1 pound local ground chuck
1 medium-small farmer’s market green pepper
1 medium-small farmer’s market yellow onion
small block of local cheese (something with bite, like Red Dragon)
6 hamburger buns (gasp, we didn’t go local here!)
1 egg, beaten
2 cloves garlic
1/2 tablespoon Old Bay Seasoning
1 teaspoon Nature’s Seasoning
1/4 teaspoon mustard powder
dash paprika

Heat a grill pan on medium heat (we don’t have an actual grill, so if you do – go for it!). Dice green pepper and onion and set aside. Add ground chuck to a medium size bowl and combine green pepper, onion, egg and spices. Mix thoroughly with hands. When spices are fully incorporated, form into 6 medium size patties.

Add a small amount of oil to the grill pan and add patties two at a time, cooking for 4-5 minutes on each side (8-10 minutes total), until desired doneness is reached. Enjoy!

My New Favorite Way to Cook Shrimp!

I’m still obsessed with my Anheuser-Busch Great Food Great Beer cook book.
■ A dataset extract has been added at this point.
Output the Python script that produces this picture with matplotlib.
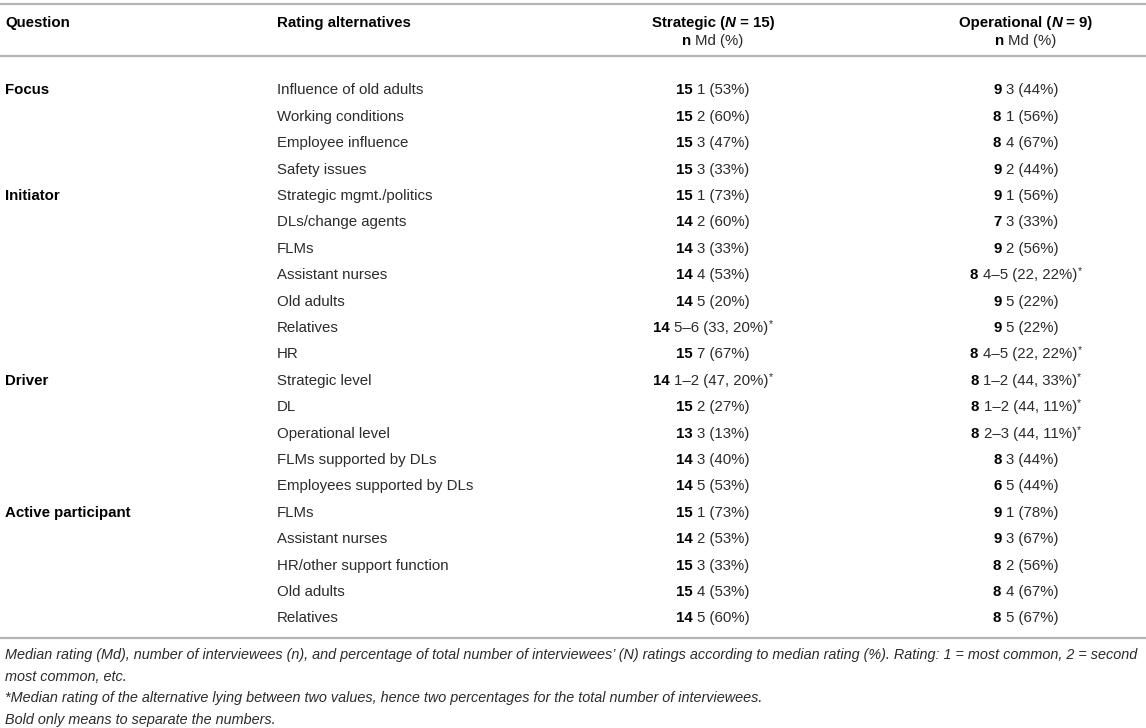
import matplotlib
matplotlib.use("Agg")
import matplotlib.pyplot as plt

plt.rcParams["font.family"] = ["Liberation Sans", "DejaVu Sans"]

# ---- table content ----
questions = ["Focus", "Initiator", "Driver", "Active participant"]
alternatives = [
    ["Influence of old adults", "Working conditions", "Employee influence", "Safety issues"],
    ["Strategic mgmt./politics", "DLs/change agents", "FLMs", "Assistant nurses",
     "Old adults", "Relatives", "HR"],
    ["Strategic level", "DL", "Operational level", "FLMs supported by DLs",
     "Employees supported by DLs"],
    ["FLMs", "Assistant nurses", "HR/other support function", "Old adults", "Relatives"],
]
# (n, Md (%), starred)
strategic = [
    ("15", "1 (53%)", False), ("15", "2 (60%)", False), ("15", "3 (47%)", False), ("15", "3 (33%)", False),
    ("15", "1 (73%)", False), ("14", "2 (60%)", False), ("14", "3 (33%)", False), ("14", "4 (53%)", False),
    ("14", "5 (20%)", False), ("14", "5–6 (33, 20%)", True), ("15", "7 (67%)", False),
    ("14", "1–2 (47, 20%)", True), ("15", "2 (27%)", False), ("13", "3 (13%)", False),
    ("14", "3 (40%)", False), ("14", "5 (53%)", False),
    ("15", "1 (73%)", False), ("14", "2 (53%)", False), ("15", "3 (33%)", False),
    ("15", "4 (53%)", False), ("14", "5 (60%)", False),
]
operational = [
    ("9", "3 (44%)", False), ("8", "1 (56%)", False), ("8", "4 (67%)", False), ("9", "2 (44%)", False),
    ("9", "1 (56%)", False), ("7", "3 (33%)", False), ("9", "2 (56%)", False), ("8", "4–5 (22, 22%)", True),
    ("9", "5 (22%)", False), ("9", "5 (22%)", False), ("8", "4–5 (22, 22%)", True),
    ("8", "1–2 (44, 33%)", True), ("8", "1–2 (44, 11%)", True), ("8", "2–3 (44, 11%)", True),
    ("8", "3 (44%)", False), ("6", "5 (44%)", False),
    ("9", "1 (78%)", False), ("9", "3 (67%)", False), ("8", "2 (56%)", False),
    ("8", "4 (67%)", False), ("8", "5 (67%)", False),
]
footnotes = [
    "Median rating (Md), number of interviewees (n), and percentage of total number of interviewees’ (N) "
    "ratings according to median rating (%). Rating: 1 = most common, 2 = second",
    "most common, etc.",
    "*Median rating of the alternative lying between two values, hence two percentages for the total number of interviewees.",
    "Bold only means to separate the numbers.",
]

W, H = 1146, 728
FS = 10.8
BODY = "#2b2b2b"
RULE = "#b4b4b4"

fig = plt.figure(figsize=(W / 100, H / 100), dpi=100)
ax = fig.add_axes([0, 0, 1, 1])
ax.set_xlim(0, W)
ax.set_ylim(H, 0)
ax.axis("off")
renderer = fig.canvas.get_renderer()


def width_of(txt):
    return txt.get_window_extent(renderer).width


def draw_runs(x, y, runs, ha="left"):
    # runs: (text, weight, style, size, raise_px, color)
    objs = []
    for s, weight, style, size, dy, color in runs:
        t = ax.text(0, y - dy, s, fontsize=size, fontweight=weight, fontstyle=style,
                    color=color, va="baseline", ha="left")
        objs.append(t)
    widths = [width_of(t) for t in objs]
    total = sum(widths)
    x0 = x - total / 2 if ha == "center" else x
    for t, w in zip(objs, widths):
        t.set_x(x0)
        x0 += w


def cell_runs(n, md, star):
    runs = [(n + " ", "bold", "normal", FS, 0, "black"), (md, "normal", "normal", FS, 0, BODY)]
    if star:
        runs.append(("*", "normal", "normal", 7.5, 5, BODY))
    return runs


# rules
for yy in (4, 56, 638):
    ax.plot([0, W], [yy, yy], color=RULE, lw=1.6, solid_capstyle="butt")

# header
COL_Q, COL_ALT, COL_S, COL_O = 5, 277, 713, 1026
BASE = 5.4
ax.text(COL_Q, 22 + BASE, "Question", fontsize=FS, fontweight="bold", va="baseline")
ax.text(COL_ALT, 22 + BASE, "Rating alternatives", fontsize=FS, fontweight="bold", va="baseline")
draw_runs(COL_S, 22 + BASE, [("Strategic (", "bold", "normal", FS, 0, "black"),
                             ("N", "bold", "italic", FS, 0, "black"),
                             (" = 15)", "bold", "normal", FS, 0, "black")], ha="center")
draw_runs(COL_O, 22 + BASE, [("Operational (", "bold", "normal", FS, 0, "black"),
                             ("N", "bold", "italic", FS, 0, "black"),
                             (" = 9)", "bold", "normal", FS, 0, "black")], ha="center")
for cx in (COL_S, COL_O):
    draw_runs(cx, 40 + BASE, [("n ", "bold", "normal", FS, 0, "black"),
                              ("Md (%)", "normal", "normal", FS, 0, BODY)], ha="center")

# body rows
row = 0
for q, alts in zip(questions, alternatives):
    for k, alt in enumerate(alts):
        y = 89 + 26.4 * row + BASE
        if k == 0:
            ax.text(COL_Q, y, q, fontsize=FS, fontweight="bold", va="baseline")
        ax.text(COL_ALT, y, alt, fontsize=FS, color=BODY, va="baseline")
        draw_runs(COL_S, y, cell_runs(*strategic[row]), ha="center")
        draw_runs(COL_O, y, cell_runs(*operational[row]), ha="center")
        row += 1

# footnotes, scaled so the first line spans the width
probe = ax.text(0, 0, footnotes[0], fontsize=10, fontstyle="italic")
fn_size = 10 * (W - 9) / width_of(probe)
probe.remove()
for i, line in enumerate(footnotes):
    ax.text(5, 655 + 21.5 * i + 4.3, line, fontsize=fn_size, fontstyle="italic",
            color=BODY, va="baseline")

fig.savefig("out.png", dpi=100)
I know, it doesn’t look like much… but it really has great easy recipes that you can throw together on a weeknight (and isn’t that what you’re here for?).


This cook book led me to my new favorite way to cook shrimp – drenched in beer. It’s not the first time I’ve cooked or baked with beer and had success… Check out my previous posts:

Guinness Beer Brownies And [photos of] Babes

Taco Salad with Drunken Black Beans

You don’t need to use a fancy beer, a bottle of Budweiser will do just fine. I adapted the recipe from the cook book a bit, adding a few extra spices to give it more depth of flavor.

greenbeanscooking shrimp in beer and garlic

I also cooked the shrimp in a grill pan instead of a heavy skillet, but because you’re drowning the shrimp in beer it probably doesn’t make a difference. Morgan and I enjoyed this dinner over couscous and spicy Szechuan style green beans (spice-phobes beware!).

drunken shrimp and szechuan green beans

Drunken Shrimp with Szechuan Style Green Beans
(makes dinner for 2)

Drunken Shrimp
16 frozen shrimp, thawed and peeled according to package instructions
1 bottle (12 ounces) beer of your choice
5 cloves garlic, minced
1/4 teaspoon cayenne pepper
1/4 teaspoon cumin
1 teaspoon chili powder
2 turns of salt, 12 turns of pepper

Measure and combine cayenne, cumin, chili powder, salt and pepper in a small ingredient bowl. Heat large skillet on medium high heat. Add a little bit of oil when hot. Add garlic and stir quickly so that garlic doesn’t burn. Add shrimp, followed by spice mixture, and stir.

Immediately pour 1/2 bottle of beer into pan and cook for about 3 minutes. Turn the shrimp and add remaining 1/2 bottle of beer. Cook until shrimp are firm, pink and curled. Serve immediately.

Szechuan Style Green Beans

approx. 1 pound green beans, washed and ends broken off
2 cloves garlic, minced
1/4 teaspoon ginger
1/2 teaspoon curry powder
1/2 teaspoon cayenne powder
1 tablespoon soy sauce

Heat medium size skillet on medium heat. Add about 1 tablespoon of oil, followed by green beans. Stir, adding spice mixture and soy sauce. Cook until desired tenderness is reached (about 7-10 minutes).

Light, White Meat Fish Fillets

The other week I went fishing with my dad. He’d been hounding me to go with him for, well, a few years, and I’d been dragging my feet. It’s an all day commitment and I seem to never have a lot of spare days, but also the last few times I went we never caught anything. Fishing can be a lot of fun, or it can be extremely uneventful.


Thankfully this trip was a lot of fun! We did have some good activity, but most of it we had to throw back – 3 rays, 1 small flounder, 1 blue fish that I let get away as I brought it up to the boat, 2 cobia who eyed the bait but just wouldn’t bite, and, luckily, one small/medium size blue fish that I did successfully get into to boat and we kept!


My dad was determined to catch me enough fish for my husband and I to have dinner, so the next day he went back out by himself and caught a few speckled trout and croaker.


The result was an excellent dinner. Earlier in the week before the fishing trip I bought a flounder fillet at the grocery store for dinner. The difference between fresh fish and store bought fish is amazing.

Good fish doesn’t take long to prep or cook. This recipe will work well for any small to medium size white meat fish.


Light, White Meat Fish Fillets

1/4 cup plain bread crumbs
1 teaspoon Chesapeake Bay Seafood Seasoning
1 clove garlic, minced
1/2 teaspoon parsley flakes
1/2 teaspoon Italian seasoning
5 turns of salt
12 turns of black pepper
1 egg
5-6 small fillets

Heat a grill pan on medium high heat. Combine all ingredients except fish and egg and make a thin layer of the spice/bread crumb mixture on a plate. Crack open an egg and whisk it in a small bowl.

Coat fish fillets one at a time in the egg and then dredge in spice/bread crumb mixture. Add coated fillets to grill pan and cook small fillets for approximately 3 minutes on each side, watching carefully to be sure you don’t overcook. Fish should be opaque when done; use a small fork to test that fish just starts to flake when touched.

Serve with whole wheat couscous and asparagus.